:: LISTING ::

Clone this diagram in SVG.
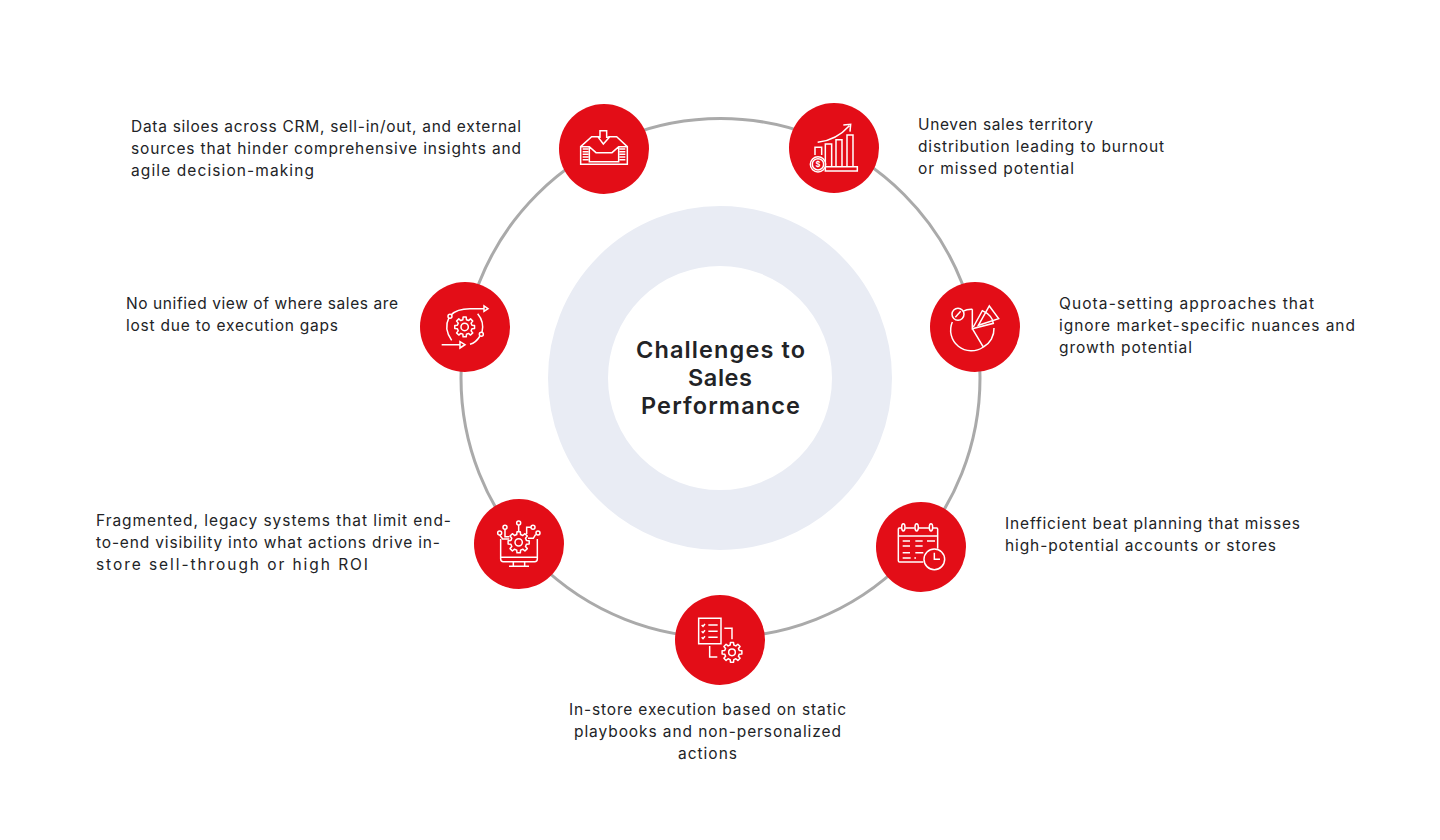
<svg xmlns="http://www.w3.org/2000/svg" xmlns:xlink="http://www.w3.org/1999/xlink" width="1440" height="840" viewBox="0 0 1440 840">
<style>
text{font-family:"Inter","Liberation Sans",sans-serif;font-size:15.5px;fill:#222326;lengthAdjust:spacing}
.t{font-size:23.5px;font-weight:600;text-anchor:middle}
.b{fill:#e30d17}
.i{fill:none;stroke:#fff;stroke-width:1.5;stroke-linecap:butt;stroke-linejoin:miter}
.i *,.g{vector-effect:non-scaling-stroke}
.g{stroke-linejoin:round}
.w{fill:#fff;stroke:none}
.r{fill:#e30d17}
.d{font-weight:700;font-size:13px;fill:#fff;stroke:none;text-anchor:middle}
</style>
<defs>
<path id="gear" class="g" d="M7.28-1.81L9.88-1.56V1.56L7.28 1.81L6.43 3.86L8.09 5.88L5.88 8.09L3.86 6.43L1.81 7.28L1.56 9.88H-1.56L-1.81 7.28L-3.86 6.43L-5.88 8.09L-8.09 5.88L-6.43 3.86L-7.28 1.81L-9.88 1.56V-1.56L-7.28-1.81L-6.43-3.86L-8.09-5.88L-5.88-8.09L-3.86-6.43L-1.81-7.28L-1.56-9.88H1.56L1.81-7.28L3.86-6.43L5.88-8.09L8.09-5.88L6.43-3.86Z"/>
</defs>
<rect width="1440" height="840" fill="#fff"/>
<g id="connectors"><circle cx="720.5" cy="378" r="259.5" fill="none" stroke="#aaaaaa" stroke-width="3"/></g>
<g id="center">
<circle cx="720" cy="378" r="142" fill="none" stroke="#e9ecf4" stroke-width="60"/>
<text class="t" x="720.5" y="358" textLength="169">Challenges to</text>
<text class="t" x="720" y="386" textLength="64">Sales</text>
<text class="t" x="720.5" y="414" textLength="159">Performance</text>
</g>
<g id="node-data-siloes">
<circle class="b" cx="604" cy="149" r="45"/>
<g class="i" transform="translate(550 95) scale(.3333)">
<path d="M92 155L125 125H148M175 125H200L232 155V208H92V155H118L138 173H186L206 155H232M118 155V200H206V155M150 107H170V127H178L160 147L145 127H150Z"/>
<path d="M98 162H116M98 170H116M98 178H116M98 186H116M98 194H116M208 162H226M208 170H226M208 178H226M208 186H226M208 194H226"/>
</g>
<text x="131" y="132" textLength="390">Data siloes across CRM, sell-in/out, and external</text>
<text x="131" y="154" textLength="390">sources that hinder comprehensive insights and</text>
<text x="131" y="176" textLength="183">agile decision-making</text>
</g>
<g id="node-territory">
<circle class="b" cx="834" cy="148" r="45"/>
<g class="i" transform="translate(780 95) scale(.3333)">
<path d="M136 215H232V228H136ZM136 215V147H155V215M168 215V134H186V215M201 215V120H219V215M105 180V157H125V180"/>
<path d="M113 142Q170 135 208 92M190 90L212 88L210 110"/>
<circle cx="114" cy="208" r="23" class="r"/><circle cx="114" cy="208" r="17"/>
<text class="d" transform="translate(114 216) scale(3)" x="0" y="0" style="font-size:7.5px">$</text>
</g>
<text x="918" y="130" textLength="175">Uneven sales territory</text>
<text x="918" y="152" textLength="246">distribution leading to burnout</text>
<text x="918" y="174" textLength="156">or missed potential</text>
</g>
<g id="node-quota">
<circle class="b" cx="975" cy="327" r="45"/>
<g class="i" transform="translate(920 272) scale(.3333)">
<path d="M157 112V170L220 154Q217 130 187 116L160 165M157 112A60 60 0 0 0 128 118M97 150A62 62 0 0 0 190 225L157 170M190 225A62 62 0 0 0 222 168"/>
<path d="M208 102L236 140L175 160Z"/>
<circle cx="114" cy="127" r="18"/><path d="M106 136L122 118"/>
</g>
<text x="1059" y="309" textLength="255">Quota-setting approaches that</text>
<text x="1059" y="331" textLength="296">ignore market-specific nuances and</text>
<text x="1059" y="353" textLength="133">growth potential</text>
</g>
<g id="node-beat">
<circle class="b" cx="921" cy="547" r="45"/>
<g class="i" transform="translate(866 492) scale(.3333)">
<path d="M106 108H100Q97 108 97 112V206Q97 210 101 210H172M118 108H146M158 108H189M201 108H212Q215 108 215 112V170M97 132H215"/>
<ellipse cx="112" cy="106" rx="5" ry="11"/><ellipse cx="152" cy="106" rx="5" ry="11"/><ellipse cx="195" cy="106" rx="5" ry="11"/>
<path d="M110 147H132M148 147H170M183 147H207M110 162H132M148 162H170M110 182H132M148 182H172M110 198H134M145 198H150"/>
<circle cx="205" cy="202" r="31" class="r"/><path d="M205 182V202H222"/>
</g>
<text x="1005" y="529" textLength="295">Inefficient beat planning that misses</text>
<text x="1005" y="551" textLength="271">high-potential accounts or stores</text>
</g>
<g id="node-execution">
<circle class="b" cx="720" cy="640" r="45"/>
<g class="i" transform="translate(665 585) scale(.3333)">
<rect x="101" y="100" width="67" height="76"/>
<path d="M110 120L114 124L120 117M130 120H158M110 139L114 143L120 136M130 139H158M110 157L114 161L120 154M130 157H158M178 130H201V163M134 183V216H157"/>
<use xlink:href="#gear" href="#gear" transform="translate(201 202) scale(3)"/>
<circle cx="201" cy="202" r="10"/>
</g>
<text x="569" y="715" textLength="277">In-store execution based on static</text>
<text x="574" y="737" textLength="267">playbooks and non-personalized</text>
<text x="678" y="759" textLength="59">actions</text>
</g>
<g id="node-legacy">
<circle class="b" cx="519" cy="544" r="45"/>
<g class="i" transform="translate(464 489) scale(.3333)">
<path d="M110 150V210Q110 218 118 218H212Q220 218 220 210V150M110 205H220M148 218V232M182 218V232M135 232H195"/>
<path d="M164 108V128M123 121V143H136M201 115H188V135M107 138L116 150H136M215 136L208 148H192"/>
<use xlink:href="#gear" href="#gear" class="r" transform="translate(164 160) scale(3.2)" fill="#e30d17"/>
<circle cx="164" cy="160" r="11"/>
<circle cx="107" cy="132" r="6"/><circle cx="123" cy="115" r="6"/><circle cx="164" cy="102" r="6"/><circle cx="207" cy="115" r="6"/><circle cx="222" cy="132" r="6"/>
</g>
<text x="96" y="526" textLength="355">Fragmented, legacy systems that limit end-</text>
<text x="96" y="548" textLength="344">to-end visibility into what actions drive in-</text>
<text x="96" y="570" textLength="272">store sell-through or high ROI</text>
</g>
<g id="node-unified">
<circle class="b" cx="465" cy="327" r="45"/>
<g class="i" transform="translate(410 272) scale(.3333)">
<path d="M125 205Q100 170 117 137M123 129Q140 110 180 110H222M222 102L234 110L222 118ZM203 125Q224 150 216 181M210 192Q198 212 180 217M95 218H150M150 209L165 218L150 228Z"/>
<circle cx="120" cy="133" r="6"/><circle cx="214" cy="187" r="6"/>
<use xlink:href="#gear" href="#gear" transform="translate(164 165) scale(3)"/>
<circle cx="164" cy="165" r="11"/>
</g>
<text x="126" y="309" textLength="272">No unified view of where sales are</text>
<text x="126" y="331" textLength="212">lost due to execution gaps</text>
</g>
</svg>
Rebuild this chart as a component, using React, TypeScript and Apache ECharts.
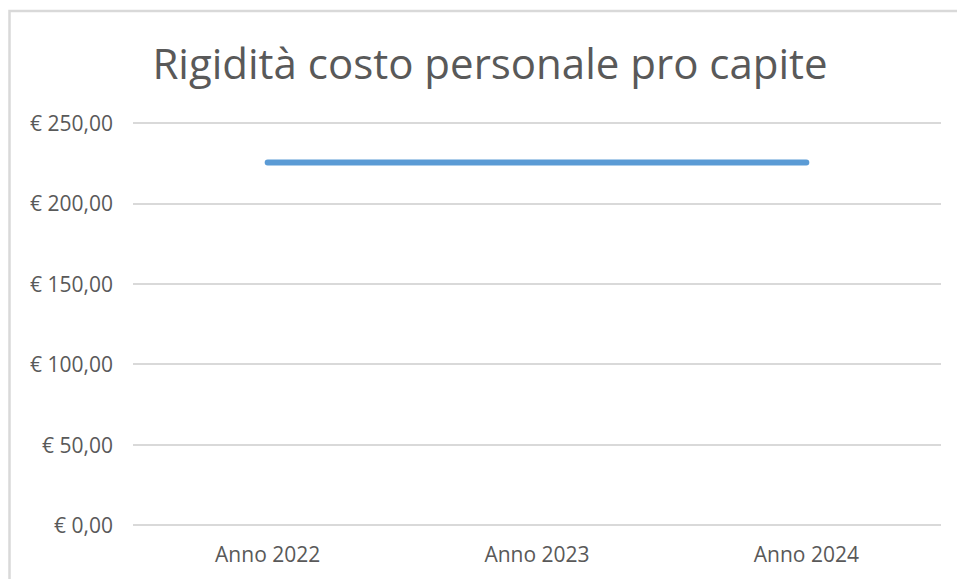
import React, { useEffect, useRef } from "react";
import * as echarts from "echarts";

const categories = ["Anno 2022", "Anno 2023", "Anno 2024"];
const values = [225.5, 225.5, 225.5];
const titleText = "Rigidità costo personale pro capite";

export default function App() {
  const ref = useRef<HTMLDivElement>(null);
  useEffect(() => {
    document.body.style.margin = "0";
    const chart = echarts.init(ref.current!, null, { renderer: "svg" });
    chart.setOption({
      animation: false,
      backgroundColor: "#ffffff",
      textStyle: { fontFamily: "Open Sans" },
      title: {
        text: titleText,
        left: 485,
        top: 36,
        textAlign: "center",
        textStyle: { fontSize: 42, fontWeight: "normal", color: "#595959", fontFamily: "Open Sans" },
      },
      graphic: [
        {
          type: "rect",
          shape: { x: 9.5, y: 11, width: 970, height: 600 },
          style: { fill: "none", stroke: "#d9d9d9", lineWidth: 2.5 },
          silent: true,
        },
      ],
      grid: { left: 133, right: 16, top: 123, bottom: 54 },
      xAxis: {
        type: "category",
        data: categories,
        boundaryGap: true,
        axisLine: { show: false },
        axisTick: { show: false },
        axisLabel: { color: "#595959", fontSize: 21, margin: 18, fontFamily: "Open Sans" },
      },
      yAxis: {
        type: "value",
        min: 0,
        max: 250,
        interval: 50,
        axisLine: { show: false },
        axisTick: { show: false },
        splitLine: { lineStyle: { color: "#d9d9d9", width: 2 } },
        axisLabel: {
          color: "#595959",
          fontSize: 21,
          margin: 20,
          fontFamily: "Open Sans",
          formatter: (v: number) => "€ " + v.toFixed(2).replace(".", ","),
        },
      },
      series: [
        {
          type: "line",
          data: values,
          symbol: "none",
          lineStyle: { color: "#5b9bd5", width: 6, cap: "round" },
        },
      ],
    });
    return () => chart.dispose();
  }, []);
  return <div ref={ref} style={{ width: 957, height: 579 }} />;
}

:: OBJECTIVE ::
Take the lines above starting at the one containing "Rebuild this chart" and ending at the one containing "costo personale pro", and print them again exactly, without pictures.

:: IN RESPONSE ::
Rebuild this chart as a component, using React, TypeScript and Apache ECharts.
import React, { useEffect, useRef } from "react";
import * as echarts from "echarts";

const categories = ["Anno 2022", "Anno 2023", "Anno 2024"];
const values = [225.5, 225.5, 225.5];
const titleText = "Rigidità costo personale pro capite";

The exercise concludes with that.